TASK TO CARRY OUT →
Print nothing but the lines from the start of the listing below through the line that contains "const labelOffsets = [[70, -12], [16, -68]];". Do not include the pictures.
### RECORD EXTRACTS ###
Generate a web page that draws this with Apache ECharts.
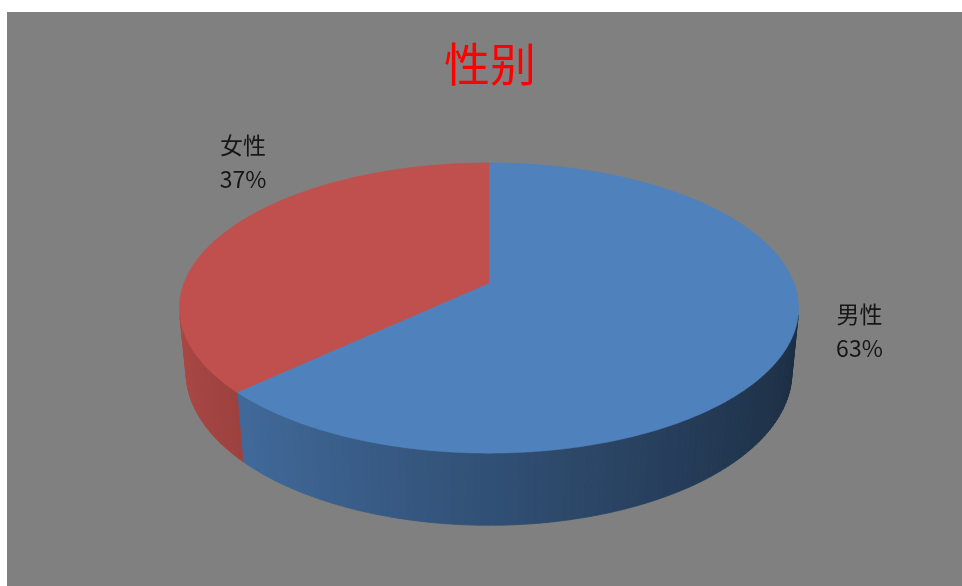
<!DOCTYPE html>
<html>
<head>
<meta charset="utf-8">
<script src="https://cdn.jsdelivr.net/npm/echarts@6/dist/echarts.min.js"></script>
<style>
  html, body { margin: 0; padding: 0; background: #ffffff; }
  #chart { position: absolute; left: 7px; top: 12px; width: 955px; height: 574px; }
</style>
</head>
<body>
<div id="chart"></div>
<script>
// Gender split
const categories = ['男性', '女性'];
const shares = [63, 37];

// Slice styling
const topColors = ['#4F81BD', '#C0504D'];
const labelOffsets = [[70, -12], [16, -68]];

// 3D view of the pie disc (radius 1, disc thickness in radius units)
const VIEW = {
  cx: 482, cy: 271,
  k: 305,
  dist: 5.15,
  tilt: 27.5 * Math.PI / 180,
  thickness: 0.24
};

const total = shares.reduce((a, b) => a + b, 0);
const cumulative = shares.map((_, i) => shares.slice(0, i).reduce((a, b) => a + b, 0));

function project(x, y, z) {
  const c = Math.cos(VIEW.tilt), s = Math.sin(VIEW.tilt);
  const F = VIEW.k * VIEW.dist;
  const depth = VIEW.dist - y * c - z * s;
  return [VIEW.cx + F * x / depth, VIEW.cy + F * (y * s - z * c) / depth];
}

function rim(phi, z) {
  return project(Math.cos(phi), Math.sin(phi), z);
}

function hexToRgb(hex) {
  const n = parseInt(hex.slice(1), 16);
  return [(n >> 16) & 255, (n >> 8) & 255, n & 255];
}

// Side wall shading: lighter on the left, darker toward the right
function shade(hex, phi) {
  const f = 0.62 - 0.27 * Math.cos(phi);
  const rgb = hexToRgb(hex).map(v => Math.round(v * f));
  return 'rgb(' + rgb.join(',') + ')';
}

function renderSlice(params, api) {
  const i = params.dataIndex;
  const v = api.value(0);
  const start = -Math.PI / 2 + 2 * Math.PI * cumulative[i] / total;
  const end = start + 2 * Math.PI * v / total;
  const color = topColors[i];
  const children = [];

  // Visible (front-facing) part of the outer wall
  const c = Math.cos(VIEW.tilt);
  const edge = Math.asin(1 / (VIEW.dist * c));
  const a = Math.max(start, edge);
  const b = Math.min(end, Math.PI - edge);
  if (b > a) {
    const steps = Math.max(2, Math.ceil((b - a) / (1.2 * Math.PI / 180)));
    for (let j = 0; j < steps; j++) {
      const p0 = a + (b - a) * j / steps;
      const p1 = a + (b - a) * (j + 1) / steps;
      const fill = shade(color, (p0 + p1) / 2);
      children.push({
        type: 'polygon',
        z2: 1,
        shape: { points: [rim(p0, 0), rim(p1, 0), rim(p1, -VIEW.thickness), rim(p0, -VIEW.thickness)] },
        style: { fill: fill, stroke: fill, lineWidth: 0.8 }
      });
    }
  }

  // Top face
  const pts = [project(0, 0, 0)];
  const n = Math.max(4, Math.ceil((end - start) / (0.5 * Math.PI / 180)));
  for (let j = 0; j <= n; j++) {
    pts.push(rim(start + (end - start) * j / n, 0));
  }
  children.push({
    type: 'polygon',
    z2: 10,
    shape: { points: pts },
    style: { fill: color, stroke: color, lineWidth: 0.5 }
  });

  // Data label
  const mid = (start + end) / 2;
  const anchor = rim(mid, 0);
  const pct = Math.round(v / total * 100) + '%';
  children.push({
    type: 'text',
    z2: 20,
    x: anchor[0] + labelOffsets[i][0],
    y: anchor[1] + labelOffsets[i][1],
    style: {
      text: categories[i] + '\n' + pct,
      fill: '#161616',
      fontSize: 23,
      fontFamily: '"Noto Sans CJK SC", "Noto Sans", sans-serif',
      align: 'center',
      verticalAlign: 'middle',
      lineHeight: 34
    }
  });

  return { type: 'group', children: children };
}

const chart = echarts.init(document.getElementById('chart'), null, { renderer: 'canvas' });
chart.setOption({
  animation: false,
  backgroundColor: '#808080',
  title: {
    text: '性别',
    left: 432,
    top: 24,
    textStyle: {
      color: '#FF0000',
      fontSize: 46,
      fontWeight: 'normal',
      fontFamily: 'SimSun, "Noto Sans CJK SC", serif'
    }
  },
  series: [{
    type: 'custom',
    coordinateSystem: 'none',
    silent: true,
    renderItem: renderSlice,
    data: shares.map((v, i) => ({ name: categories[i], value: [v] }))
  }]
});
</script>
</body>
</html>
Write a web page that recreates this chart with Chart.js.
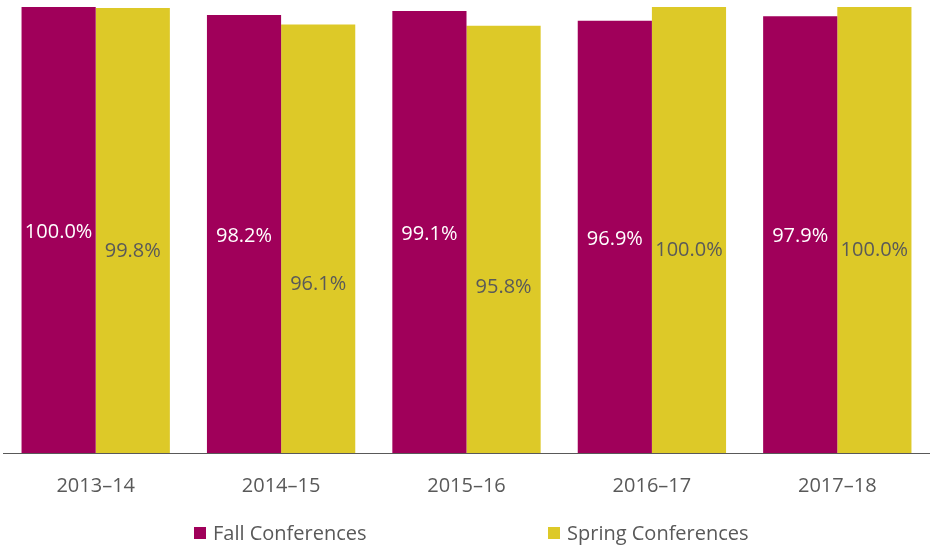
<!DOCTYPE html>
<html>
<head>
<meta charset="utf-8">
<script src="https://cdn.jsdelivr.net/npm/chart.js@4"></script>
<style>
  html, body { margin: 0; padding: 0; background: #fff; }
  #wrap { position: relative; width: 930px; height: 548px; }
  .legend-item { position: absolute; top: 519px; font: 20px "Open Sans", sans-serif; color: #595959; display: flex; align-items: center; white-space: nowrap; }
  .legend-item span.box { display: inline-block; width: 12px; height: 12px; margin-right: 7px; }
</style>
</head>
<body>
<div id="wrap">
  <canvas id="chart" width="930" height="548"></canvas>
</div>
<script>
var years = ['2013\u201314', '2014\u201315', '2015\u201316', '2016\u201317', '2017\u201318'];
var fallRates = [100.0, 98.2, 99.1, 96.9, 97.9];
var springRates = [99.8, 96.1, 95.8, 100.0, 100.0];
var seriesNames = ['Fall Conferences', 'Spring Conferences'];
var seriesColors = ['#A0005A', '#DDC928'];
var labelColors = ['#ffffff', '#595959'];

// value labels inside the bars
var barLabels = {
    id: 'barLabels',
    afterDatasetsDraw: function (chart) {
        var ctx = chart.ctx;
        var top100 = chart.scales.y.getPixelForValue(100);
        ctx.save();
        ctx.font = '20px "Open Sans", sans-serif';
        ctx.textAlign = 'center';
        ctx.textBaseline = 'middle';
        chart.data.datasets.forEach(function (ds, i) {
            var meta = chart.getDatasetMeta(i);
            meta.data.forEach(function (bar, j) {
                var mid = (bar.y + bar.base) / 2;
                var y = i === 0 ? mid + 2 : mid + 20 + 1.5 * (bar.y - top100);
                ctx.fillStyle = labelColors[i];
                ctx.fillText(ds.data[j].toFixed(1) + '%', bar.x, y);
            });
        });
        ctx.restore();
    }
};

var ctx = document.getElementById('chart').getContext('2d');
var myChart = new Chart(ctx, {
    type: 'bar',
    data: {
        labels: years,
        datasets: [
            {
                label: seriesNames[0],
                data: fallRates,
                backgroundColor: seriesColors[0],
                categoryPercentage: 0.8,
                barPercentage: 1
            },
            {
                label: seriesNames[1],
                data: springRates,
                backgroundColor: seriesColors[1],
                categoryPercentage: 0.8,
                barPercentage: 1
            }
        ]
    },
    options: {
        responsive: false,
        animation: false,
        layout: { padding: { top: 7, left: 3, right: 0, bottom: 29 } },
        scales: {
            x: {
                grid: { display: false, drawTicks: false },
                border: { display: true, color: '#595959', width: 1 },
                ticks: {
                    color: '#595959',
                    padding: 21,
                    font: { family: '"Open Sans", sans-serif', size: 20 }
                }
            },
            y: {
                display: false,
                min: 0,
                max: 100
            }
        },
        plugins: {
            legend: { display: false },
            tooltip: { enabled: false }
        }
    },
    plugins: [barLabels]
});

// legend as html below the chart
var wrap = document.getElementById('wrap');
var legendLefts = [194, 548];
seriesNames.forEach(function (name, i) {
    var item = document.createElement('div');
    item.className = 'legend-item';
    item.style.left = legendLefts[i] + 'px';
    var box = document.createElement('span');
    box.className = 'box';
    box.style.background = seriesColors[i];
    item.appendChild(box);
    item.appendChild(document.createTextNode(name));
    wrap.appendChild(item);
});
</script>
</body>
</html>
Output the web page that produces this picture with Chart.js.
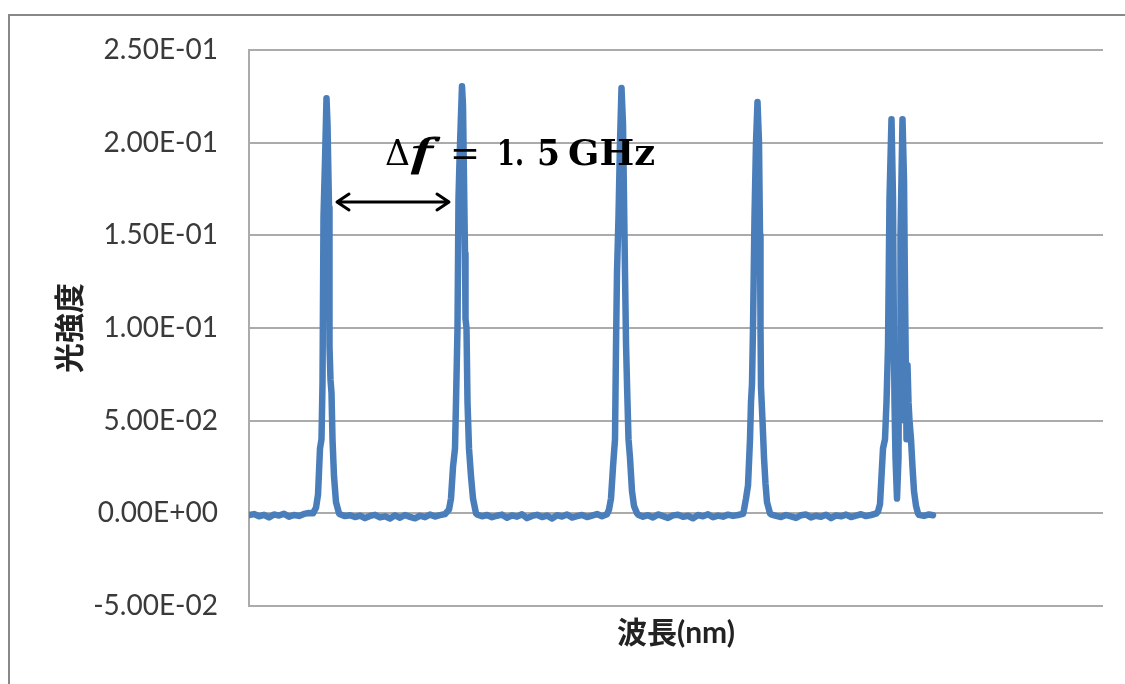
<!DOCTYPE html>
<html>
<head>
<meta charset="utf-8">
<script src="https://cdn.jsdelivr.net/npm/chart.js@4.4.1/dist/chart.umd.min.js"></script>
<style>
	body { margin: 0; background: #fff; }
	#wrap { width: 1125px; height: 684px; }
</style>
</head>
<body>
<div id="wrap"><canvas id="spectrum" width="1125" height="684"></canvas></div>
<script>
// sample index along the wavelength axis, intensity values
const yTicks = [-0.05, 0, 0.05, 0.1, 0.15, 0.2, 0.25];

// flat floor between the lines (x start, step 5)
const floor0 = { start: 0, y: [-0.0010, -0.0004, -0.0016, -0.0008, -0.0022, -0.0006, -0.0012, -0.0002, -0.0018, -0.0009, -0.0014, -0.0003, 0.0002] };
const floor1 = { start: 91, y: [-0.0005, -0.0015, -0.0010, -0.0020, -0.0012, -0.0026, -0.0014, -0.0008, -0.0022, -0.0016, -0.0028, -0.0011, -0.0024, -0.0009, -0.0019, -0.0027, -0.0013, -0.0021, -0.0007, -0.0017, -0.0010, -0.0004] };
const floor2 = { start: 228, y: [-0.0006, -0.0016, -0.0009, -0.0021, -0.0013, -0.0007, -0.0024, -0.0011, -0.0018, -0.0005, -0.0026, -0.0014, -0.0008, -0.0020, -0.0012, -0.0028, -0.0010, -0.0017, -0.0006, -0.0023, -0.0015, -0.0009, -0.0020, -0.0012, -0.0004, -0.0016, -0.0005] };
const floor3 = { start: 389, y: [-0.0007, -0.0018, -0.0010, -0.0022, -0.0006, -0.0015, -0.0025, -0.0011, -0.0008, -0.0019, -0.0013, -0.0027, -0.0009, -0.0016, -0.0005, -0.0021, -0.0012, -0.0018, -0.0007, -0.0014, -0.0009, -0.0003] };
const floor4 = { start: 522, y: [-0.0006, -0.0014, -0.0020, -0.0009, -0.0017, -0.0025, -0.0010, -0.0006, -0.0022, -0.0013, -0.0019, -0.0008, -0.0026, -0.0011, -0.0016, -0.0007, -0.0020, -0.0012, -0.0005, -0.0015, -0.0009, -0.0002] };
const floor5 = { start: 670, y: [-0.0008, -0.0014, -0.0006, -0.0010] };

// the five comb lines
const peak1X = [64, 67, 69, 71, 72.5, 73.5, 74.5, 76, 77.5, 78.5, 79.5, 80, 80.5, 81.5, 82.5, 83.5, 85, 87, 90];
const peak1Y = [0.000, 0.003, 0.010, 0.035, 0.040, 0.070, 0.160, 0.190, 0.224, 0.210, 0.180, 0.165, 0.090, 0.072, 0.065, 0.040, 0.020, 0.006, 0.000];
const peak2X = [200, 202, 204, 206, 207, 208.5, 209.5, 210.5, 212, 213, 214, 215, 216, 216.5, 217.5, 218.5, 220, 222, 224, 227];
const peak2Y = [0.002, 0.008, 0.025, 0.035, 0.060, 0.100, 0.170, 0.190, 0.215, 0.2305, 0.220, 0.180, 0.140, 0.105, 0.100, 0.060, 0.035, 0.020, 0.008, 0.000];
const peak3X = [360, 362, 364, 366, 367, 368, 369.5, 371, 372.5, 374, 375, 376, 377, 378, 379.5, 381, 383, 385, 388];
const peak3Y = [0.002, 0.008, 0.025, 0.040, 0.090, 0.130, 0.160, 0.200, 0.2295, 0.210, 0.170, 0.130, 0.092, 0.070, 0.040, 0.030, 0.012, 0.004, 0.000];
const peak4X = [495, 497, 499, 501, 502, 503, 504, 505.5, 507, 508.5, 510, 511, 511.5, 512, 513.5, 515, 516.5, 518, 521];
const peak4Y = [0.002, 0.008, 0.015, 0.040, 0.060, 0.070, 0.100, 0.160, 0.200, 0.222, 0.200, 0.150, 0.100, 0.068, 0.050, 0.030, 0.016, 0.006, 0.000];
const peak5X = [629, 631, 632.5, 634, 636, 637.5, 639, 640.5, 642.5, 644, 645, 645.5, 646.5, 648, 649.5, 650, 651, 651.5, 653.5, 655, 656, 657, 657.5, 658.5, 659.5, 660.5, 662, 663.5, 665, 667, 669];
const peak5Y = [0.001, 0.005, 0.020, 0.035, 0.040, 0.060, 0.090, 0.170, 0.2127, 0.170, 0.090, 0.060, 0.030, 0.008, 0.030, 0.090, 0.050, 0.150, 0.2127, 0.180, 0.120, 0.070, 0.040, 0.080, 0.060, 0.050, 0.040, 0.025, 0.012, 0.004, 0.000];

function buildPoints() {
	let pts = [];
	[floor0, floor1, floor2, floor3, floor4, floor5].forEach((f) => {
		f.y.forEach((v, i) => pts.push({ x: Math.min(f.start + i * 5, 684), y: v }));
	});
	[[peak1X, peak1Y], [peak2X, peak2Y], [peak3X, peak3Y], [peak4X, peak4Y], [peak5X, peak5Y]].forEach(([xs, ys]) => {
		xs.forEach((x, i) => pts.push({ x: x, y: ys[i] }));
	});
	pts.sort((a, b) => a.x - b.x);
	return pts;
}

function sciLabel(value) {
	let s = Number(value).toExponential(2);
	let [m, e] = s.split('e');
	let sign = e[0] === '-' ? '-' : '+';
	let digits = e.replace(/[+-]/, '');
	if (digits.length < 2) digits = '0' + digits;
	return m + 'E' + sign + digits;
}

// outer frame of the chart object
const frame = {
	id: 'frame',
	beforeDraw(chart) {
		const ctx = chart.ctx;
		ctx.save();
		ctx.strokeStyle = '#888888';
		ctx.lineWidth = 2;
		ctx.beginPath();
		ctx.moveTo(9, 684);
		ctx.lineTo(9, 15);
		ctx.lineTo(1125, 15);
		ctx.stroke();
		ctx.restore();
	},
};

// Δf arrow and label between the first two lines
const spacingNote = {
	id: 'spacingNote',
	afterDatasetsDraw(chart) {
		const ctx = chart.ctx;
		const xs = chart.scales.x;
		const ys = chart.scales.y;
		const ax1 = xs.getPixelForValue(88);
		const ax2 = xs.getPixelForValue(200);
		const ay = ys.getPixelForValue(0.168);
		ctx.save();
		ctx.strokeStyle = '#000';
		ctx.lineWidth = 3;
		ctx.lineCap = 'round';
		ctx.lineJoin = 'round';
		ctx.beginPath();
		ctx.moveTo(ax1, ay);
		ctx.lineTo(ax2, ay);
		ctx.moveTo(ax1 + 12, ay - 8);
		ctx.lineTo(ax1, ay);
		ctx.lineTo(ax1 + 12, ay + 8);
		ctx.moveTo(ax2 - 12, ay - 8);
		ctx.lineTo(ax2, ay);
		ctx.lineTo(ax2 - 12, ay + 8);
		ctx.stroke();

		const tx = xs.getPixelForValue(136);
		const ty = ys.getPixelForValue(0.188);
		ctx.fillStyle = '#000';
		ctx.textBaseline = 'alphabetic';
		ctx.textAlign = 'left';
		const parts = [
			['Δ', '36px "DejaVu Serif"', 0, 25],
			['f', 'italic 40px "Liberation Serif"', 26, 20],
			['=', '36px "DejaVu Serif"', 65, 30],
			['1.', 'bold 35px "DejaVu Serif"', 112, 27],
			['5', 'bold 35px "DejaVu Serif"', 152, 23],
			['GHz', 'bold 35px "DejaVu Serif"', 183, 87],
		];
		parts.forEach(([t, f, dx, w]) => {
			ctx.font = f;
			const mw = ctx.measureText(t).width;
			ctx.save();
			ctx.translate(tx + dx, ty);
			ctx.scale(w / mw, 1);
			ctx.fillText(t, 0, 0);
			if (t === 'f') {
				ctx.lineWidth = 1.2;
				ctx.strokeText(t, 0, 0);
			}
			ctx.restore();
		});
		ctx.restore();
	},
};

const initializeSpectrum = () => {
	var el = document.getElementById('spectrum');
	var gridColor = '#ababab';

	var spectrum = new Chart(el, {
		type: 'line',
		data: {
			datasets: [
				{
					label: '光強度',
					data: buildPoints(),
					borderColor: '#4a7ebb',
					borderWidth: 6.5,
					pointRadius: 0,
					tension: 0,
					borderJoinStyle: 'round',
					borderCapStyle: 'round',
				},
			],
		},
		options: {
			responsive: false,
			animation: false,
			devicePixelRatio: 1,
			layout: { padding: { top: 50, right: 22, bottom: 0, left: 0 } },
			plugins: {
				legend: { display: false },
				tooltip: { enabled: false },
			},
			scales: {
				x: {
					type: 'linear',
					min: 0,
					max: 854,
					ticks: { display: false },
					grid: { display: false },
					border: { display: false },
					title: {
						display: true,
						text: '波長(nm)',
						color: '#222',
						font: { family: 'Lato, "Noto Sans CJK JP"', size: 30, weight: 'bold' },
						padding: { top: 0, bottom: 33 },
					},
					afterFit: (s) => { s.height = 78; },
				},
				y: {
					min: -0.05,
					max: 0.25,
					afterBuildTicks: (s) => { s.ticks = yTicks.map((v) => ({ value: v })); },
					ticks: {
						padding: 31,
						color: '#3a3a3a',
						font: { family: 'Lato', size: 28 },
						callback: (v) => sciLabel(v),
					},
					grid: { color: gridColor, lineWidth: 2, drawTicks: false },
					border: { display: true, color: gridColor, width: 2 },
					title: {
						display: true,
						text: '光強度',
						color: '#222',
						font: { family: '"Noto Sans CJK JP"', size: 30, weight: 'bold' },
						padding: { top: 51, bottom: 0 },
					},
					afterFit: (s) => { s.width = 249; },
				},
			},
		},
		plugins: [frame, spacingNote],
	});
};

initializeSpectrum();
</script>
</body>
</html>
###
TASK ANSWER →
Generate a web page that draws this with Apache ECharts.
<!DOCTYPE html>
<html>
<head>
<meta charset="utf-8">
<script src="https://cdn.jsdelivr.net/npm/echarts@6/dist/echarts.min.js"></script>
<style>
  html, body { margin: 0; padding: 0; background: #ffffff; }
  #chart { position: absolute; left: 7px; top: 12px; width: 955px; height: 574px; }
</style>
</head>
<body>
<div id="chart"></div>
<script>
// Gender split
const categories = ['男性', '女性'];
const shares = [63, 37];

// Slice styling
const topColors = ['#4F81BD', '#C0504D'];
const labelOffsets = [[70, -12], [16, -68]];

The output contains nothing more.